* FTSE up 1 percent, off 3-week lows
* Xstrata rises after board back Glencore offer
* Longer-term mood remains cautious after solid Q3 gains
By Toni Vorobyova
LONDON, Oct 1 (Reuters) - Britain's FTSE 100 share index rebounded from three-week lows on Monday, with miners bolstered by Xstrata's backing of a takeover bid from Glencore , potentially opening the door for more deals in the sector.
Investors started the new quarter in relatively upbeat mood, after Spanish bank stress tests on Friday revealed no signs of more trouble for the sector .
Manufacturing data pointed to a slight improvement in the pace of the slowdown in China - a key driver of world economic growth and commodities prices - but was weak enough to keep alive expectations of fresh stimulus measures.
Global mining company Xstrata was a top gainer among UK blue chips, adding 2.8 percent in heavy volume after the gold miner's board gave its blessing to leading commodities trader Glencore's bid after weeks of uncertainty. That helped the mining sector add 1.6 percent , contributing nine points to the FTSE.
"We've finally got a bit of an indication on what's going on with the Xstrata deal, so there is a bit of bullishness on the back of that," said Steve Asfour, head of sales trading at Fox Davies Capital, adding that further deals could follow, with recent weakness potentially making some South African-focused miners attractive takeover targets for the bigger players.
The FTSE 100 rose 57.56 points or 1 percent to 5,799.63 by 1025 GMT, recovering from a three-week low of 5,738.59 points and flirting with mild technical resistance around the 30- and 40-day moving averages.

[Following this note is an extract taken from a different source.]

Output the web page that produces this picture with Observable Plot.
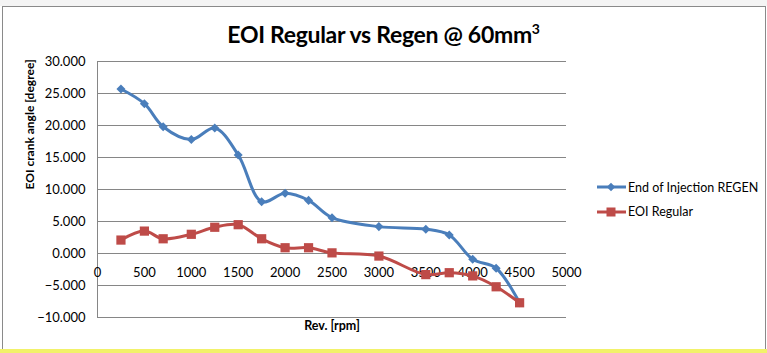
<!DOCTYPE html>
<html>
<head>
<meta charset="utf-8">
<script src="https://cdn.jsdelivr.net/npm/d3@7"></script>
<script src="https://cdn.jsdelivr.net/npm/@observablehq/plot@0.6"></script>
<style>
  html, body { margin: 0; padding: 0; background: #ffffff; }
  #sheet { position: relative; width: 767px; height: 353px; overflow: hidden; background: #ffffff; font-family: Lato, "Open Sans", sans-serif; }
  #topstrip { position: absolute; left: 0; top: 0; width: 767px; height: 6px; background: #f4f4f4; }
  #bottomstrip { position: absolute; left: 0; top: 349px; width: 767px; height: 4px; background: #f2f26a; }
  #frame { position: absolute; left: 2px; top: 6px; width: 762px; height: 342px; border: 1px solid #8a8a8a; background: #ffffff; }
  #chart { position: absolute; left: 0; top: 0; }
  #title { position: absolute; left: 0; width: 767px; top: 20px; text-align: center; font-weight: bold; font-size: 23px; color: #000; font-family: Lato, sans-serif; letter-spacing: -0.3px; }
  #title sup { font-size: 14px; vertical-align: 9px; }
  #legend { position: absolute; left: 597px; top: 175px; font-size: 12.5px; color: #000; }
  .item { display: flex; align-items: center; height: 24.5px; }
  .item svg { margin-right: 2px; }
</style>
</head>
<body>
<div id="sheet">
  <div id="topstrip"></div>
  <div id="frame"></div>
  <div id="bottomstrip"></div>
  <div id="chart"></div>
  <div id="title">EOI Regular vs Regen @ 60mm<sup>3</sup></div>
  <div id="legend"></div>
</div>
<script>
const rpm = [250, 500, 700, 1000, 1250, 1500, 1750, 2000, 2250, 2500, 3000, 3500, 3750, 4000, 4250, 4500];
const regen = [25.7, 23.4, 19.8, 17.8, 19.6, 15.4, 8.1, 9.4, 8.3, 5.6, 4.2, 3.8, 2.9, -0.9, -2.3, -7.7];
const regular = [2.1, 3.5, 2.3, 3.0, 4.1, 4.5, 2.3, 0.9, 0.9, 0.1, -0.4, -3.3, -3.0, -3.5, -5.2, -7.7];
const seriesNames = ["End of Injection REGEN", "EOI Regular"];
const seriesColors = ["#4A7EBB", "#BE4B48"];
const yTicks = [-10, -5, 0, 5, 10, 15, 20, 25, 30];
const xTicks = [0, 500, 1000, 1500, 2000, 2500, 3000, 3500, 4000, 4500, 5000];

const regenData = rpm.map((x, i) => ({x, y: regen[i]}));
const regularData = rpm.map((x, i) => ({x, y: regular[i]}));

const chart = Plot.plot({
  width: 767,
  height: 353,
  marginLeft: 97,
  marginRight: 201,
  marginTop: 61,
  marginBottom: 36,
  style: {background: "transparent", fontFamily: "Lato, sans-serif", fontSize: "13px", color: "#000"},
  x: {domain: [0, 5000]},
  y: {domain: [-10, 30]},
  marks: [
    Plot.ruleY(yTicks, {stroke: "#868686", strokeWidth: 1}),
    Plot.ruleX([0], {stroke: "#868686", strokeWidth: 1}),
    Plot.axisY({ticks: yTicks, tickFormat: d3.format(".3f"), tickSize: 0, tickPadding: 12, label: null}),
    Plot.axisX({ticks: [], label: null, tickSize: 0}),
    Plot.text(xTicks, {x: d => d, y: 0, dy: 19, text: d => String(d), fill: "#000"}),
    Plot.text(["EOI crank angle [degree]"], {frameAnchor: "left", dx: -67, rotate: -90, fontWeight: "bold", fontSize: 12, fill: "#000"}),
    Plot.text(["Rev. [rpm]"], {frameAnchor: "bottom", dy: 12, fontWeight: "bold", fontSize: 12.5, fill: "#000"}),
    Plot.line(regenData, {x: "x", y: "y", stroke: seriesColors[0], strokeWidth: 3, curve: "catmull-rom"}),
    Plot.dot(regenData, {x: "x", y: "y", symbol: "square", rotate: 45, r: 3.6, fill: seriesColors[0], stroke: "none"}),
    Plot.line(regularData, {x: "x", y: "y", stroke: seriesColors[1], strokeWidth: 3, curve: "catmull-rom"}),
    Plot.dot(regularData, {x: "x", y: "y", symbol: "square", r: 5.2, fill: seriesColors[1], stroke: "none"})
  ]
});
document.getElementById("chart").appendChild(chart);

const legend = document.getElementById("legend");
seriesNames.forEach((name, i) => {
  const item = document.createElement("div");
  item.className = "item";
  const marker = i === 0
    ? `<rect x="11" y="4" width="6" height="6" transform="rotate(45 14 7)" fill="${seriesColors[i]}"/>`
    : `<rect x="9.5" y="2.5" width="9" height="9" fill="${seriesColors[i]}"/>`;
  item.innerHTML = `<svg width="29" height="14"><line x1="0" x2="29" y1="7" y2="7" stroke="${seriesColors[i]}" stroke-width="3"/>${marker}</svg><span>${name}</span>`;
  legend.appendChild(item);
});
</script>
</body>
</html>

Monday's recovery follows a wave of profit-taking on Friday, the final day of the third quarter in which the FTSE 100 gained 3.1 percent thanks to expectations of more global stimulus, which were met in September by the U.S. Federal Reserve, the European Central Bank and the Bank of Japan.
China is still expected to do more, with Monday's news of a continued - albeit easing - slowdown in manufacturing activity leaving the door firmly open to fresh measures to boost the economy and cheer markets.
"Any time we see any sort of weakness in Chinese or European data it just means more stimulus but it's more plaster on a gaping wound and eventually the wound is going to flare up again," said Asfour at Fox Davies.
Banks were the next biggest boost for the FTSE after an audit showed late on Friday that Spanish banks would need 59.3 billion euros in extra capital to weather a serious economic downturn - no worse than consensus expectations.
However, with Madrid yet to make the request for help needed to activate the ECB's new bond-buying plan, and with the global central bank actions still a long way from feeding through into stronger economies and earnings, the rally lacked conviction.
This was underscored by relative light volumes, with only around a quarter of the average 90-day daily volumes traded on the UK benchmark index by mid-session.
"The way to look at it is an opportunity to maybe sell on the bounce ... We'd go short here and just wait," Ed Woolfitt, head of trading at Galvan Research.
Shore Capital, meanwhile, recommended focusing on so-called defensive sectors which are better placed to ride out global recession risk and earnings slowdown. Companies who provide staples like food, healthcare or power for which there is demand regardless of the economic climate are often seen as the best bets to hold up in a downturn.